> _Exercise task_: Will you write out the data exactly, excluding every picture?

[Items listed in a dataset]
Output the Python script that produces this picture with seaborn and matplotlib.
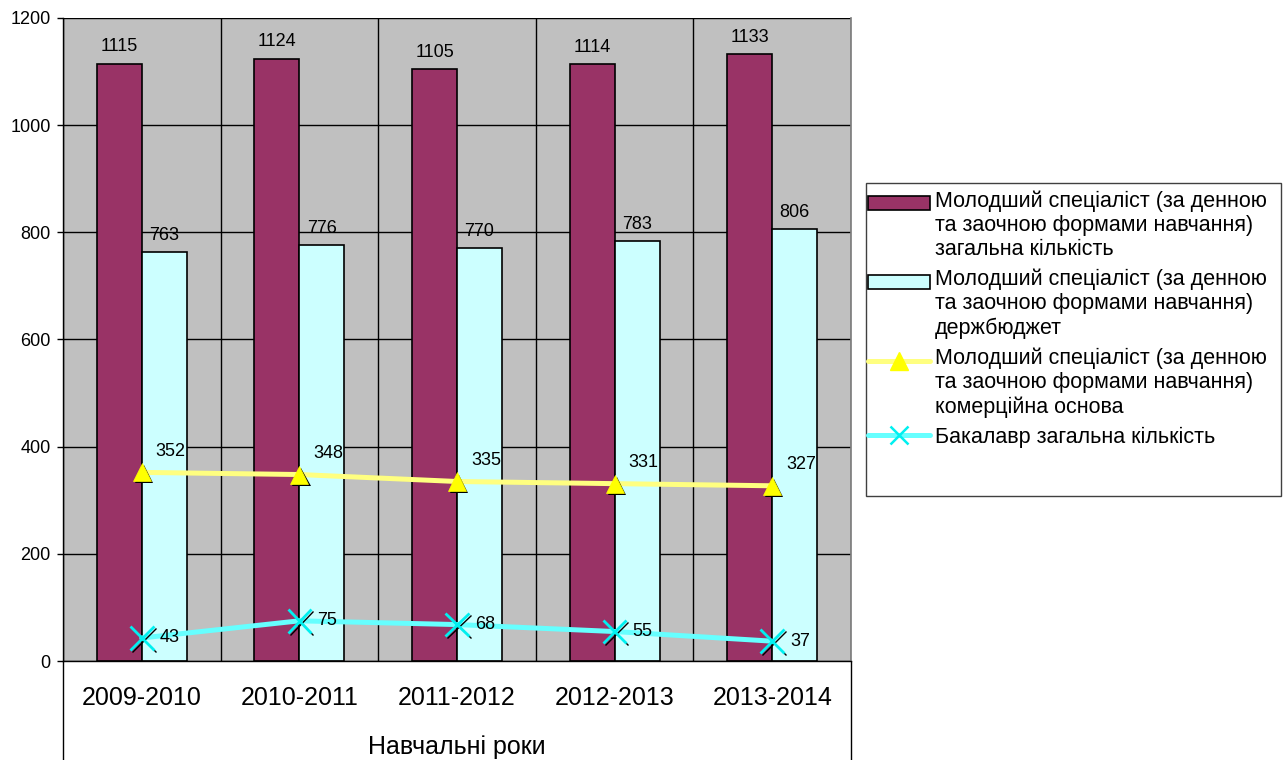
import numpy as np
import pandas as pd
import seaborn as sns
import matplotlib.pyplot as plt
from matplotlib import patheffects
from matplotlib.patches import Patch, Rectangle
from matplotlib.lines import Line2D
from matplotlib.legend_handler import HandlerPatch, HandlerLine2D

# data
years = ["2009-2010", "2010-2011", "2011-2012", "2012-2013", "2013-2014"]
total = [1115, 1124, 1105, 1114, 1133]
budget = [763, 776, 770, 783, 806]
commercial = [352, 348, 335, 331, 327]
bachelor = [43, 75, 68, 55, 37]

lab_total = "Молодший спеціаліст (за денною\nта заочною формами навчання)\nзагальна кількість"
lab_budget = "Молодший спеціаліст (за денною\nта заочною формами навчання)\nдержбюджет"
lab_comm = "Молодший спеціаліст (за денною\nта заочною формами навчання)\nкомерційна основа"
lab_bach = "Бакалавр загальна кількість"

maroon = "#993366"
cyan_bar = "#CCFFFF"
yellow_line = "#FFFF80"
yellow_mark = "#FFFF00"
cyan_line = "#66FFFF"
cyan_mark = "#00F0F0"

sns.set_theme(style="white")
plt.rcParams["font.family"] = ["Liberation Sans", "DejaVu Sans"]
plt.rcParams["text.color"] = "black"
plt.rcParams["axes.labelcolor"] = "black"
plt.rcParams["xtick.color"] = "black"
plt.rcParams["ytick.color"] = "black"

LEG_FS = 15.5


# multi-line legend labels: keep the key next to the first line, like Excel does
class TopPatch(HandlerPatch):
    def create_artists(self, legend, orig_handle, xdescent, ydescent, width, height, fontsize, trans):
        shift = 1.03 * fontsize if "\n" in getattr(orig_handle, "_lab", "") else 0
        return super().create_artists(legend, orig_handle, xdescent, ydescent - shift,
                                      width, height, fontsize, trans)


class TopLine(HandlerLine2D):
    def create_artists(self, legend, orig_handle, xdescent, ydescent, width, height, fontsize, trans):
        shift = 1.03 * fontsize if "\n" in getattr(orig_handle, "_lab", "") else 0
        return super().create_artists(legend, orig_handle, xdescent, ydescent,
                                      width, height + 2 * shift, fontsize, trans)


df = pd.DataFrame({
    "year": years * 2,
    "value": total + budget,
    "series": [lab_total] * len(years) + [lab_budget] * len(years),
})

fig = plt.figure(figsize=(12.85, 7.6), dpi=100)
ax = fig.add_axes([63 / 1285, 1 - 661 / 760, (851 - 63) / 1285, (661 - 18) / 760])
ax.set_facecolor("#C0C0C0")

sns.barplot(data=df, x="year", y="value", hue="series", palette=[maroon, cyan_bar],
            width=0.57, gap=0, edgecolor="black", linewidth=1.2, saturation=1,
            legend=False, ax=ax)
for cont in ax.containers:
    ax.bar_label(cont, padding=6, fontsize=13)

# lines first, markers on top with a shadow
sns.pointplot(x=years, y=commercial, color=yellow_line, markers="", linestyles="-",
              linewidth=3.6, errorbar=None, zorder=3, ax=ax)
sns.pointplot(x=years, y=bachelor, color=cyan_line, markers="", linestyles="-",
              linewidth=3.6, errorbar=None, zorder=3, ax=ax)
sns.pointplot(x=years, y=commercial, color=yellow_mark, markers="^", linestyles="none",
              markersize=13, markeredgecolor=yellow_mark, markeredgewidth=0.5,
              errorbar=None, zorder=4, ax=ax,
              path_effects=[patheffects.SimplePatchShadow(offset=(1.5, -1.5), shadow_rgbFace="black", alpha=1),
                            patheffects.Normal()])
sns.pointplot(x=years, y=bachelor, color=cyan_mark, markers="x", linestyles="none",
              markersize=17, markeredgewidth=2, errorbar=None, zorder=4, ax=ax,
              path_effects=[patheffects.SimpleLineShadow(offset=(1.5, -1.5), shadow_color="black",
                                                          alpha=1, linewidth=1),
                            patheffects.Normal()])

for i, v in enumerate(commercial):
    ax.annotate(str(v), (i, v), xytext=(10, 15), textcoords="offset points",
                ha="left", va="center", fontsize=13, zorder=5)
for i, v in enumerate(bachelor):
    ax.annotate(str(v), (i, v), xytext=(13, 0), textcoords="offset points",
                ha="left", va="center", fontsize=13, zorder=5)

ax.set_xlim(-0.5, len(years) - 0.5)
ax.set_ylim(0, 1200)
ax.set_yticks(np.arange(0, 1201, 200))
ax.set_xticks(range(len(years)))
ax.set_xticklabels(years)
ax.set_xticks(np.arange(-0.5, len(years), 1), minor=True)
ax.tick_params(axis="x", which="major", length=0, pad=18, labelsize=18)
ax.tick_params(axis="x", which="minor", length=41, width=1, color="black", direction="out")
ax.tick_params(axis="y", length=4, width=1, color="black", direction="out", pad=5, labelsize=13, left=True)
ax.set_axisbelow(True)
ax.grid(axis="y", which="major", color="black", linewidth=1)
ax.grid(axis="x", which="minor", color="black", linewidth=1)
ax.grid(axis="x", which="major", visible=False)

for side in ["left", "bottom"]:
    ax.spines[side].set_color("black")
    ax.spines[side].set_linewidth(1)
ax.spines["right"].set_color("#808080")
ax.spines["top"].set_visible(False)

# outer borders of the two-level category axis
for xa in [0, 1]:
    ax.plot([xa, xa], [0, -99 / 643], transform=ax.transAxes, clip_on=False,
            color="black", linewidth=1)

ax.set_xlabel("Навчальні роки", fontsize=18, labelpad=9)
ax.set_ylabel("")

h_total = Patch(facecolor=maroon, edgecolor="black", linewidth=1.2)
h_budget = Patch(facecolor=cyan_bar, edgecolor="black", linewidth=1.2)
h_comm = Line2D([], [], color=yellow_line, linewidth=3.6, marker="^", markersize=13,
                markerfacecolor=yellow_mark, markeredgecolor=yellow_mark)
h_bach = Line2D([], [], color=cyan_line, linewidth=3.6, marker="x", markersize=13,
                markeredgecolor=cyan_mark, markeredgewidth=1.8)
for h, lab in zip([h_total, h_budget, h_comm, h_bach], [lab_total, lab_budget, lab_comm, lab_bach]):
    h._lab = lab

fig.legend([h_total, h_budget, h_comm, h_bach], [lab_total, lab_budget, lab_comm, lab_bach],
           loc="upper left", bbox_to_anchor=(868 / 1285, 1 - 190 / 760),
           frameon=False, fontsize=LEG_FS, handlelength=2.9, handleheight=0.6,
           handletextpad=0.2, labelspacing=0.4, borderpad=0, borderaxespad=0,
           handler_map={Patch: TopPatch(), Line2D: TopLine()})
fig.patches.append(Rectangle((866 / 1285, 1 - 496 / 760), (1281 - 866) / 1285, (496 - 183) / 760,
                             transform=fig.transFigure, fill=False, edgecolor="#404040", linewidth=1))

fig.savefig("out.png", dpi=100)
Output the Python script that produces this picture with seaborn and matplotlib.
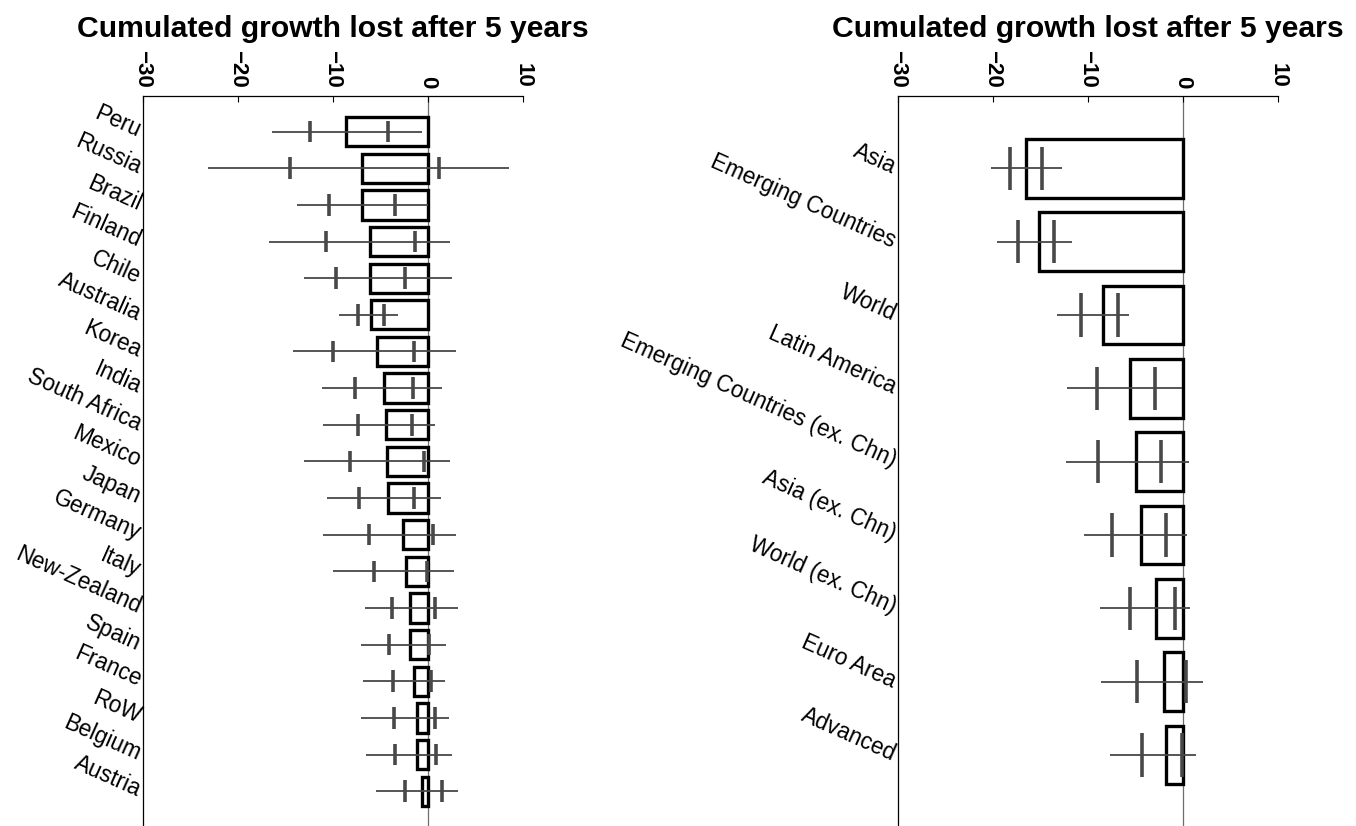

> _Full output_:
Output the Python script that produces this picture with seaborn and matplotlib.
import numpy as np
import pandas as pd
import seaborn as sns
import matplotlib.pyplot as plt
from matplotlib import patheffects
from matplotlib.patches import Patch, Rectangle
from matplotlib.lines import Line2D
from matplotlib.legend_handler import HandlerPatch, HandlerLine2D

# data
years = ["2009-2010", "2010-2011", "2011-2012", "2012-2013", "2013-2014"]
total = [1115, 1124, 1105, 1114, 1133]
budget = [763, 776, 770, 783, 806]
commercial = [352, 348, 335, 331, 327]
bachelor = [43, 75, 68, 55, 37]

lab_total = "Молодший спеціаліст (за денною\nта заочною формами навчання)\nзагальна кількість"
lab_budget = "Молодший спеціаліст (за денною\nта заочною формами навчання)\nдержбюджет"
lab_comm = "Молодший спеціаліст (за денною\nта заочною формами навчання)\nкомерційна основа"
lab_bach = "Бакалавр загальна кількість"

maroon = "#993366"
cyan_bar = "#CCFFFF"
yellow_line = "#FFFF80"
yellow_mark = "#FFFF00"
cyan_line = "#66FFFF"
cyan_mark = "#00F0F0"

sns.set_theme(style="white")
plt.rcParams["font.family"] = ["Liberation Sans", "DejaVu Sans"]
plt.rcParams["text.color"] = "black"
plt.rcParams["axes.labelcolor"] = "black"
plt.rcParams["xtick.color"] = "black"
plt.rcParams["ytick.color"] = "black"

LEG_FS = 15.5


# multi-line legend labels: keep the key next to the first line, like Excel does
class TopPatch(HandlerPatch):
    def create_artists(self, legend, orig_handle, xdescent, ydescent, width, height, fontsize, trans):
        shift = 1.03 * fontsize if "\n" in getattr(orig_handle, "_lab", "") else 0
        return super().create_artists(legend, orig_handle, xdescent, ydescent - shift,
                                      width, height, fontsize, trans)


class TopLine(HandlerLine2D):
    def create_artists(self, legend, orig_handle, xdescent, ydescent, width, height, fontsize, trans):
        shift = 1.03 * fontsize if "\n" in getattr(orig_handle, "_lab", "") else 0
        return super().create_artists(legend, orig_handle, xdescent, ydescent,
                                      width, height + 2 * shift, fontsize, trans)


df = pd.DataFrame({
    "year": years * 2,
    "value": total + budget,
    "series": [lab_total] * len(years) + [lab_budget] * len(years),
})

fig = plt.figure(figsize=(12.85, 7.6), dpi=100)
ax = fig.add_axes([63 / 1285, 1 - 661 / 760, (851 - 63) / 1285, (661 - 18) / 760])
ax.set_facecolor("#C0C0C0")

sns.barplot(data=df, x="year", y="value", hue="series", palette=[maroon, cyan_bar],
            width=0.57, gap=0, edgecolor="black", linewidth=1.2, saturation=1,
            legend=False, ax=ax)
for cont in ax.containers:
    ax.bar_label(cont, padding=6, fontsize=13)

# lines first, markers on top with a shadow
sns.pointplot(x=years, y=commercial, color=yellow_line, markers="", linestyles="-",
              linewidth=3.6, errorbar=None, zorder=3, ax=ax)
sns.pointplot(x=years, y=bachelor, color=cyan_line, markers="", linestyles="-",
              linewidth=3.6, errorbar=None, zorder=3, ax=ax)
sns.pointplot(x=years, y=commercial, color=yellow_mark, markers="^", linestyles="none",
              markersize=13, markeredgecolor=yellow_mark, markeredgewidth=0.5,
              errorbar=None, zorder=4, ax=ax,
              path_effects=[patheffects.SimplePatchShadow(offset=(1.5, -1.5), shadow_rgbFace="black", alpha=1),
                            patheffects.Normal()])
sns.pointplot(x=years, y=bachelor, color=cyan_mark, markers="x", linestyles="none",
              markersize=17, markeredgewidth=2, errorbar=None, zorder=4, ax=ax,
              path_effects=[patheffects.SimpleLineShadow(offset=(1.5, -1.5), shadow_color="black",
                                                          alpha=1, linewidth=1),
                            patheffects.Normal()])

for i, v in enumerate(commercial):
    ax.annotate(str(v), (i, v), xytext=(10, 15), textcoords="offset points",
                ha="left", va="center", fontsize=13, zorder=5)
for i, v in enumerate(bachelor):
    ax.annotate(str(v), (i, v), xytext=(13, 0), textcoords="offset points",
                ha="left", va="center", fontsize=13, zorder=5)

ax.set_xlim(-0.5, len(years) - 0.5)
ax.set_ylim(0, 1200)
ax.set_yticks(np.arange(0, 1201, 200))
ax.set_xticks(range(len(years)))
ax.set_xticklabels(years)
ax.set_xticks(np.arange(-0.5, len(years), 1), minor=True)
ax.tick_params(axis="x", which="major", length=0, pad=18, labelsize=18)
ax.tick_params(axis="x", which="minor", length=41, width=1, color="black", direction="out")
ax.tick_params(axis="y", length=4, width=1, color="black", direction="out", pad=5, labelsize=13, left=True)
ax.set_axisbelow(True)
ax.grid(axis="y", which="major", color="black", linewidth=1)
ax.grid(axis="x", which="minor", color="black", linewidth=1)
ax.grid(axis="x", which="major", visible=False)

for side in ["left", "bottom"]:
    ax.spines[side].set_color("black")
    ax.spines[side].set_linewidth(1)
ax.spines["right"].set_color("#808080")
ax.spines["top"].set_visible(False)

# outer borders of the two-level category axis
for xa in [0, 1]:
    ax.plot([xa, xa], [0, -99 / 643], transform=ax.transAxes, clip_on=False,
            color="black", linewidth=1)

ax.set_xlabel("Навчальні роки", fontsize=18, labelpad=9)
ax.set_ylabel("")

h_total = Patch(facecolor=maroon, edgecolor="black", linewidth=1.2)
h_budget = Patch(facecolor=cyan_bar, edgecolor="black", linewidth=1.2)
h_comm = Line2D([], [], color=yellow_line, linewidth=3.6, marker="^", markersize=13,
                markerfacecolor=yellow_mark, markeredgecolor=yellow_mark)
h_bach = Line2D([], [], color=cyan_line, linewidth=3.6, marker="x", markersize=13,
                markeredgecolor=cyan_mark, markeredgewidth=1.8)
for h, lab in zip([h_total, h_budget, h_comm, h_bach], [lab_total, lab_budget, lab_comm, lab_bach]):
    h._lab = lab

fig.legend([h_total, h_budget, h_comm, h_bach], [lab_total, lab_budget, lab_comm, lab_bach],
           loc="upper left", bbox_to_anchor=(868 / 1285, 1 - 190 / 760),
           frameon=False, fontsize=LEG_FS, handlelength=2.9, handleheight=0.6,
           handletextpad=0.2, labelspacing=0.4, borderpad=0, borderaxespad=0,
           handler_map={Patch: TopPatch(), Line2D: TopLine()})
fig.patches.append(Rectangle((866 / 1285, 1 - 496 / 760), (1281 - 866) / 1285, (496 - 183) / 760,
                             transform=fig.transFigure, fill=False, edgecolor="#404040", linewidth=1))

fig.savefig("out.png", dpi=100)
Output the Python script that produces this picture with seaborn and matplotlib.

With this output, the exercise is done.